* **Exercise description**
Set down, exactly as they appear, the lines from the line holding "Clone this chart in matplotlib." through the line holding "ax = fig.add_axes([0, 0.1985, 1, 0.8015])", inclusive; output nothing outside that range.

* **Data rows**
◇ ◇ ◇ ◇

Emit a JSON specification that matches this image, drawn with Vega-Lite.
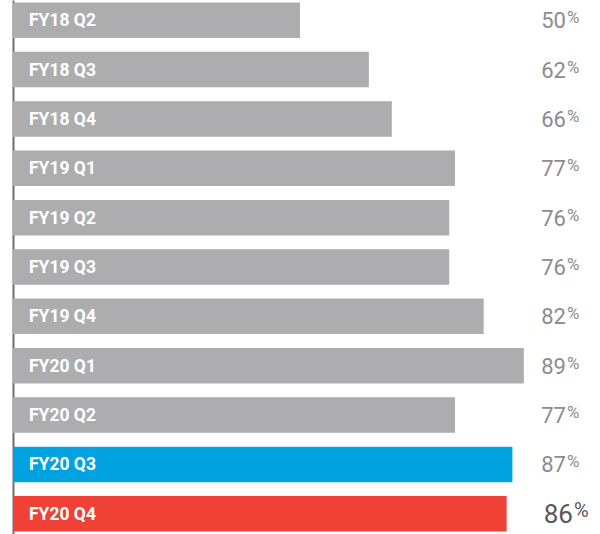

◇ ◇ ◇ ◇

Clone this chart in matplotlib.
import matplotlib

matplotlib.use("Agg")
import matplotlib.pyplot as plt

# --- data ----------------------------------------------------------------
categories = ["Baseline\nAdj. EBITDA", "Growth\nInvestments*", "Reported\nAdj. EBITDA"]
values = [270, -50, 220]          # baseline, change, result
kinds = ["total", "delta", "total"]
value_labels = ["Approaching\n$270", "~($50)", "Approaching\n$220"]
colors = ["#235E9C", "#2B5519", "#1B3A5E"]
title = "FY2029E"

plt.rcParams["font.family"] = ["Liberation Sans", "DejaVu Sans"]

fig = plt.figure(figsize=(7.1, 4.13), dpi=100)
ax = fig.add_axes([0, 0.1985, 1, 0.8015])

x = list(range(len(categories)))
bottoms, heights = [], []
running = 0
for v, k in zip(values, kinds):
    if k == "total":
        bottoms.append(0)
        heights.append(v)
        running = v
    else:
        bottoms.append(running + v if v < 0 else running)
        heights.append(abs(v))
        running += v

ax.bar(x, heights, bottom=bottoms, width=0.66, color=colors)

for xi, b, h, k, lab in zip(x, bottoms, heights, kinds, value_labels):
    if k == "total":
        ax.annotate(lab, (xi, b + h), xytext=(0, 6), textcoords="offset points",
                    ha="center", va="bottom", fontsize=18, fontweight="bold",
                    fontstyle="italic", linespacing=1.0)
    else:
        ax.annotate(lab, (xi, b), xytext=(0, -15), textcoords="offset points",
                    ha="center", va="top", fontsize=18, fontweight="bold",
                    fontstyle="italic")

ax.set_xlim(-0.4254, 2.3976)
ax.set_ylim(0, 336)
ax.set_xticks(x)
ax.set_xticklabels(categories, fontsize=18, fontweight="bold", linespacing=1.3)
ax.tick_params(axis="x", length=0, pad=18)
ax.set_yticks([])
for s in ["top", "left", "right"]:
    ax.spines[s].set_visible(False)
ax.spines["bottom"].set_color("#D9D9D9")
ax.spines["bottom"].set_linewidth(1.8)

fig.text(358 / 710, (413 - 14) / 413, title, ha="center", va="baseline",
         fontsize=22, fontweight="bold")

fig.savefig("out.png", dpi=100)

◇ ◇ ◇ ◇

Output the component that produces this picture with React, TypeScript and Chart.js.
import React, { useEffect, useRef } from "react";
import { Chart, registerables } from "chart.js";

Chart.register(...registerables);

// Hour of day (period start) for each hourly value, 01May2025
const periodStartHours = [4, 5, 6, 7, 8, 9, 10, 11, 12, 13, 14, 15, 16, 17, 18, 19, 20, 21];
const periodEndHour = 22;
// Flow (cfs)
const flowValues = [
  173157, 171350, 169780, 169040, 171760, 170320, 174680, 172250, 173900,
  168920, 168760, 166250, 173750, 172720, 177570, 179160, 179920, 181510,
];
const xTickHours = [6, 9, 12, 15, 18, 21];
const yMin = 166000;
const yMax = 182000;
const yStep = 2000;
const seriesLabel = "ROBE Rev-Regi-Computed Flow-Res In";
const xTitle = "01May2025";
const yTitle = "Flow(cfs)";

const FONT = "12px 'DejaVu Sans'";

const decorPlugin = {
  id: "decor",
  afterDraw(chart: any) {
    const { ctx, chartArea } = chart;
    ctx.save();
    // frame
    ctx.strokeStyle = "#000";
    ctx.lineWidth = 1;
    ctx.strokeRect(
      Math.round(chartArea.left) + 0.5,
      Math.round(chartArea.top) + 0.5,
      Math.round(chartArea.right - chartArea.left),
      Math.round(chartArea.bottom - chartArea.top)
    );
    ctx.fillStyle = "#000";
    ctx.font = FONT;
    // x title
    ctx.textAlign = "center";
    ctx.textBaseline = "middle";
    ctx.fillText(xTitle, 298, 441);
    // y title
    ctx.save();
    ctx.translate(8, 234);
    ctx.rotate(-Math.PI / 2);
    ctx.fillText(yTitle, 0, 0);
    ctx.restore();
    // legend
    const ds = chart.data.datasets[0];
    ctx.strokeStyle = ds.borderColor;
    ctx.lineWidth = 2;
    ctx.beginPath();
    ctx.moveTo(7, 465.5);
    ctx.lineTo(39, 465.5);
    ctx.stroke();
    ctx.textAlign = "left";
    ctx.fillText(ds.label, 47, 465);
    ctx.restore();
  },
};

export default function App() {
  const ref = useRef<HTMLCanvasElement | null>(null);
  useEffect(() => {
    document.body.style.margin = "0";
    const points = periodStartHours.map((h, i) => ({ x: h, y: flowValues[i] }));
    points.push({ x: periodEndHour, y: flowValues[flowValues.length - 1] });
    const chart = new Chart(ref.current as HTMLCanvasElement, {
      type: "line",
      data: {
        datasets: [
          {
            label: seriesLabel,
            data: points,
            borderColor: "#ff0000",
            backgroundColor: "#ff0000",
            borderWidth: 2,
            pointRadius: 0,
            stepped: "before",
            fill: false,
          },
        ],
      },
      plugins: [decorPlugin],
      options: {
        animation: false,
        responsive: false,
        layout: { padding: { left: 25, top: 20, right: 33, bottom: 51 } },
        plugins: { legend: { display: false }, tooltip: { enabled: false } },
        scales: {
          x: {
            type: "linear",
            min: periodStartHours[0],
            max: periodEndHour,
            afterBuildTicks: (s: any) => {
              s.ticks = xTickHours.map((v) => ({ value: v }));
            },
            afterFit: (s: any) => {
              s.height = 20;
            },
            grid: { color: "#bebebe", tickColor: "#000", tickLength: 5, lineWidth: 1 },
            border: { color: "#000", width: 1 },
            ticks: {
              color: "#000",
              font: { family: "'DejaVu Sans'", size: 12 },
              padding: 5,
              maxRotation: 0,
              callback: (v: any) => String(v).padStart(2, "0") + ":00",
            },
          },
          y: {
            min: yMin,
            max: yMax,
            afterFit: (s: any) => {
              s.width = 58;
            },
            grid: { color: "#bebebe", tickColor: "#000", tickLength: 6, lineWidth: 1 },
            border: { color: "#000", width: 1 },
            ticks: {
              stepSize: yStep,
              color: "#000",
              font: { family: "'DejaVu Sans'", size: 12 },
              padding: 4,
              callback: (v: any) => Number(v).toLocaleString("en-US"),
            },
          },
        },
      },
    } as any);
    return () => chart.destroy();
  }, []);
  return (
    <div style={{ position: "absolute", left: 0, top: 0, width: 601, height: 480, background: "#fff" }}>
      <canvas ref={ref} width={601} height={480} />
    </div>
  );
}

◇ ◇ ◇ ◇

* **Full response**
Clone this chart in matplotlib.
import matplotlib

matplotlib.use("Agg")
import matplotlib.pyplot as plt

# --- data ----------------------------------------------------------------
categories = ["Baseline\nAdj. EBITDA", "Growth\nInvestments*", "Reported\nAdj. EBITDA"]
values = [270, -50, 220]          # baseline, change, result
kinds = ["total", "delta", "total"]
value_labels = ["Approaching\n$270", "~($50)", "Approaching\n$220"]
colors = ["#235E9C", "#2B5519", "#1B3A5E"]
title = "FY2029E"

plt.rcParams["font.family"] = ["Liberation Sans", "DejaVu Sans"]

fig = plt.figure(figsize=(7.1, 4.13), dpi=100)
ax = fig.add_axes([0, 0.1985, 1, 0.8015])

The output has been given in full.